WHAT YOU HAVE TO DO
Output all the data exactly. Pictures do not belong in the copy.

DATA
--- start ---

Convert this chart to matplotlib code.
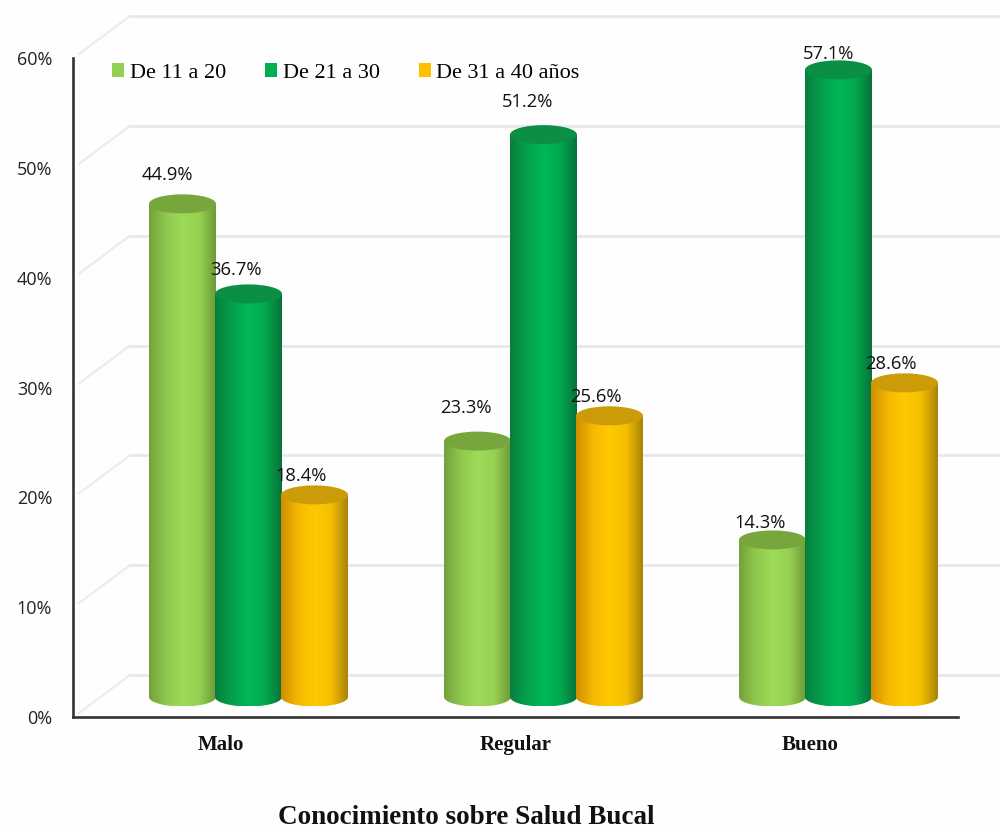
import numpy as np
import matplotlib
matplotlib.use("Agg")
import matplotlib.pyplot as plt
from matplotlib.colors import LinearSegmentedColormap
from matplotlib.lines import Line2D
from matplotlib.patches import Ellipse, Patch, PathPatch
from matplotlib.path import Path
from matplotlib.transforms import Affine2D, IdentityTransform, blended_transform_factory

# Survey results (percent of respondents)
categories = ["Malo", "Regular", "Bueno"]
series_names = ["De 11 a 20", "De 21 a 30", "De 31 a 40 años"]
age_11_20 = [44.9, 23.3, 14.3]
age_21_30 = [36.7, 51.2, 57.1]
age_31_40 = [18.4, 25.6, 28.6]
y_ticks = [0, 10, 20, 30, 40, 50, 60]

SERIES = [age_11_20, age_21_30, age_31_40]
FLAT = ["#92d050", "#00b050", "#ffc000"]
CAPS = ["#77a63c", "#0b8f45", "#cc9c08"]
RAMPS = [
    ["#74a23a", "#8fc84e", "#9ddb58", "#97d253", "#6d9a36"],
    ["#067f3e", "#04a04c", "#00b857", "#03a94f", "#07723a"],
    ["#cf8f00", "#f5b800", "#ffca00", "#f5bf00", "#a9830a"],
]

# Pixel offsets of the pseudo-3D projection
WALL_DX, WALL_DY = 57, 42
BAR_DX, BAR_DY = 28, 20
BAR_W_PX, CAP_RY_PX = 33.5, 9.5
STEP_PX = 66

# Nudges (px) of each value label relative to its bar top, by series then category
label_dx = [[-15, -12, -12], [-13, -16, -10], [-13, -14, -14]]
label_dy = [[29, 33, 17], [24, 33, 16], [19, 19, 19]]

fig = plt.figure(figsize=(10, 8.3), dpi=100, facecolor="#fefefe")
ax = fig.add_axes([0.073, (830 - 717) / 830, 0.885, (717 - 58) / 830])
ax.set_facecolor("none")
ax.set_xlim(-0.5, 2.5)
ax.set_ylim(0, 60)

label_font = "Open Sans"
serif = "Liberation Serif"

# Back wall and side wall grid
wall_tf = blended_transform_factory(
    IdentityTransform(), ax.transData + Affine2D().translate(0, WALL_DY))
for tick in y_ticks:
    ax.add_line(Line2D([130, 1000], [tick, tick], transform=wall_tf,
                       color="#e8e8ec", lw=2.0, clip_on=False, zorder=1))
    y_px = ax.transData.transform((0, tick))[1]
    ax.add_line(Line2D([79, 130], [y_px + 4, y_px + WALL_DY], transform=IdentityTransform(),
                       color="#ececec", lw=1.6, clip_on=False, zorder=1))

bar_tf = ax.transData + Affine2D().translate(BAR_DX, BAR_DY)
x_scale = ax.transData.transform((1, 0))[0] - ax.transData.transform((0, 0))[0]
y_scale = ax.transData.transform((0, 1))[1] - ax.transData.transform((0, 0))[1]
half_w = BAR_W_PX / x_scale
cap_ry = CAP_RY_PX / y_scale
step = STEP_PX / x_scale

# Cylinders: a shaded body with a darker elliptical cap
z = 2
for s, (values, ramp, cap) in enumerate(zip(SERIES, RAMPS, CAPS)):
    cmap = LinearSegmentedColormap.from_list(series_names[s], ramp)
    for c, value in enumerate(values):
        xc = c + (s - 1) * step
        t = np.linspace(np.pi, 2 * np.pi, 40)
        outline = np.vstack([
            np.column_stack([xc + half_w * np.cos(t), cap_ry * np.sin(t)]),
            [[xc + half_w, value], [xc - half_w, value], [xc - half_w, 0]],
        ])
        body = PathPatch(Path(outline, closed=False), transform=bar_tf,
                         facecolor="none", edgecolor="none", zorder=z)
        ax.add_patch(body)
        img = ax.imshow(np.linspace(0, 1, 128).reshape(1, -1), cmap=cmap, aspect="auto",
                        extent=[xc - half_w, xc + half_w, -cap_ry, value],
                        transform=bar_tf, zorder=z, interpolation="bilinear")
        img.set_clip_path(body)
        ax.add_patch(Ellipse((xc, value), 2 * half_w, 2 * cap_ry, transform=bar_tf,
                             facecolor=cap, edgecolor="none", zorder=z + 0.1, clip_on=False))
        z += 0.2
ax.set_xlim(-0.5, 2.5)
ax.set_ylim(0, 60)

# Value labels
for s, values in enumerate(SERIES):
    for c, value in enumerate(values):
        xc = c + (s - 1) * step
        ax.annotate(f"{value:.1f}%", xy=(xc, value), xycoords=bar_tf,
                    xytext=(label_dx[s][c] * 0.72, label_dy[s][c] * 0.72),
                    textcoords="offset points", ha="center", va="center",
                    fontsize=13.2, family=label_font, color="#111111", zorder=20)

# Axes
for side in ("top", "right"):
    ax.spines[side].set_visible(False)
for side in ("left", "bottom"):
    ax.spines[side].set_color("#333333")
    ax.spines[side].set_linewidth(1.9)
    ax.spines[side].set_zorder(15)
ax.set_yticks(y_ticks)
ax.set_yticklabels([f"{t}%" for t in y_ticks], family=label_font, fontsize=13, color="#222222")
ax.set_xticks(range(len(categories)))
ax.set_xticklabels(categories, family=serif, fontweight="bold", fontsize=15, color="#111111")
ax.tick_params(axis="both", length=0)
ax.tick_params(axis="y", pad=15)
ax.tick_params(axis="x", pad=13)

# Legend across the top
handles = [Patch(facecolor=col, edgecolor="none") for col in FLAT]
ax.legend(handles, series_names, ncol=3, frameon=False, loc="center left",
          bbox_to_anchor=(112 / 1000, (830 - 73) / 830), bbox_transform=fig.transFigure,
          prop={"family": serif, "size": 16}, handlelength=0.55, handleheight=0.55,
          handletextpad=0.25, columnspacing=1.75, borderpad=0, borderaxespad=0)

fig.text(466 / 1000, (830 - 817) / 830, "Conocimiento sobre Salud Bucal", family=serif,
         fontweight="bold", fontsize=19.5, ha="center", va="center", color="#111111")

fig.savefig("out.png", dpi=100, facecolor=fig.get_facecolor())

--- end ---

TASK RESPONSE
Convert this chart to matplotlib code.
import numpy as np
import matplotlib
matplotlib.use("Agg")
import matplotlib.pyplot as plt
from matplotlib.colors import LinearSegmentedColormap
from matplotlib.lines import Line2D
from matplotlib.patches import Ellipse, Patch, PathPatch
from matplotlib.path import Path
from matplotlib.transforms import Affine2D, IdentityTransform, blended_transform_factory

# Survey results (percent of respondents)
categories = ["Malo", "Regular", "Bueno"]
series_names = ["De 11 a 20", "De 21 a 30", "De 31 a 40 años"]
age_11_20 = [44.9, 23.3, 14.3]
age_21_30 = [36.7, 51.2, 57.1]
age_31_40 = [18.4, 25.6, 28.6]
y_ticks = [0, 10, 20, 30, 40, 50, 60]

SERIES = [age_11_20, age_21_30, age_31_40]
FLAT = ["#92d050", "#00b050", "#ffc000"]
CAPS = ["#77a63c", "#0b8f45", "#cc9c08"]
RAMPS = [
    ["#74a23a", "#8fc84e", "#9ddb58", "#97d253", "#6d9a36"],
    ["#067f3e", "#04a04c", "#00b857", "#03a94f", "#07723a"],
    ["#cf8f00", "#f5b800", "#ffca00", "#f5bf00", "#a9830a"],
]

# Pixel offsets of the pseudo-3D projection
WALL_DX, WALL_DY = 57, 42
BAR_DX, BAR_DY = 28, 20
BAR_W_PX, CAP_RY_PX = 33.5, 9.5
STEP_PX = 66

# Nudges (px) of each value label relative to its bar top, by series then category
label_dx = [[-15, -12, -12], [-13, -16, -10], [-13, -14, -14]]
label_dy = [[29, 33, 17], [24, 33, 16], [19, 19, 19]]

fig = plt.figure(figsize=(10, 8.3), dpi=100, facecolor="#fefefe")
ax = fig.add_axes([0.073, (830 - 717) / 830, 0.885, (717 - 58) / 830])
ax.set_facecolor("none")
ax.set_xlim(-0.5, 2.5)
ax.set_ylim(0, 60)

label_font = "Open Sans"
serif = "Liberation Serif"

# Back wall and side wall grid
wall_tf = blended_transform_factory(
    IdentityTransform(), ax.transData + Affine2D().translate(0, WALL_DY))
for tick in y_ticks:
    ax.add_line(Line2D([130, 1000], [tick, tick], transform=wall_tf,
                       color="#e8e8ec", lw=2.0, clip_on=False, zorder=1))
    y_px = ax.transData.transform((0, tick))[1]
    ax.add_line(Line2D([79, 130], [y_px + 4, y_px + WALL_DY], transform=IdentityTransform(),
                       color="#ececec", lw=1.6, clip_on=False, zorder=1))

bar_tf = ax.transData + Affine2D().translate(BAR_DX, BAR_DY)
x_scale = ax.transData.transform((1, 0))[0] - ax.transData.transform((0, 0))[0]
y_scale = ax.transData.transform((0, 1))[1] - ax.transData.transform((0, 0))[1]
half_w = BAR_W_PX / x_scale
cap_ry = CAP_RY_PX / y_scale
step = STEP_PX / x_scale

# Cylinders: a shaded body with a darker elliptical cap
z = 2
for s, (values, ramp, cap) in enumerate(zip(SERIES, RAMPS, CAPS)):
    cmap = LinearSegmentedColormap.from_list(series_names[s], ramp)
    for c, value in enumerate(values):
        xc = c + (s - 1) * step
        t = np.linspace(np.pi, 2 * np.pi, 40)
        outline = np.vstack([
            np.column_stack([xc + half_w * np.cos(t), cap_ry * np.sin(t)]),
            [[xc + half_w, value], [xc - half_w, value], [xc - half_w, 0]],
        ])
        body = PathPatch(Path(outline, closed=False), transform=bar_tf,
                         facecolor="none", edgecolor="none", zorder=z)
        ax.add_patch(body)
        img = ax.imshow(np.linspace(0, 1, 128).reshape(1, -1), cmap=cmap, aspect="auto",
                        extent=[xc - half_w, xc + half_w, -cap_ry, value],
                        transform=bar_tf, zorder=z, interpolation="bilinear")
        img.set_clip_path(body)
        ax.add_patch(Ellipse((xc, value), 2 * half_w, 2 * cap_ry, transform=bar_tf,
                             facecolor=cap, edgecolor="none", zorder=z + 0.1, clip_on=False))
        z += 0.2
ax.set_xlim(-0.5, 2.5)
ax.set_ylim(0, 60)

# Value labels
for s, values in enumerate(SERIES):
    for c, value in enumerate(values):
        xc = c + (s - 1) * step
        ax.annotate(f"{value:.1f}%", xy=(xc, value), xycoords=bar_tf,
                    xytext=(label_dx[s][c] * 0.72, label_dy[s][c] * 0.72),
                    textcoords="offset points", ha="center", va="center",
                    fontsize=13.2, family=label_font, color="#111111", zorder=20)

# Axes
for side in ("top", "right"):
    ax.spines[side].set_visible(False)
for side in ("left", "bottom"):
    ax.spines[side].set_color("#333333")
    ax.spines[side].set_linewidth(1.9)
    ax.spines[side].set_zorder(15)
ax.set_yticks(y_ticks)
ax.set_yticklabels([f"{t}%" for t in y_ticks], family=label_font, fontsize=13, color="#222222")
ax.set_xticks(range(len(categories)))
ax.set_xticklabels(categories, family=serif, fontweight="bold", fontsize=15, color="#111111")
ax.tick_params(axis="both", length=0)
ax.tick_params(axis="y", pad=15)
ax.tick_params(axis="x", pad=13)

# Legend across the top
handles = [Patch(facecolor=col, edgecolor="none") for col in FLAT]
ax.legend(handles, series_names, ncol=3, frameon=False, loc="center left",
          bbox_to_anchor=(112 / 1000, (830 - 73) / 830), bbox_transform=fig.transFigure,
          prop={"family": serif, "size": 16}, handlelength=0.55, handleheight=0.55,
          handletextpad=0.25, columnspacing=1.75, borderpad=0, borderaxespad=0)

fig.text(466 / 1000, (830 - 817) / 830, "Conocimiento sobre Salud Bucal", family=serif,
         fontweight="bold", fontsize=19.5, ha="center", va="center", color="#111111")

fig.savefig("out.png", dpi=100, facecolor=fig.get_facecolor())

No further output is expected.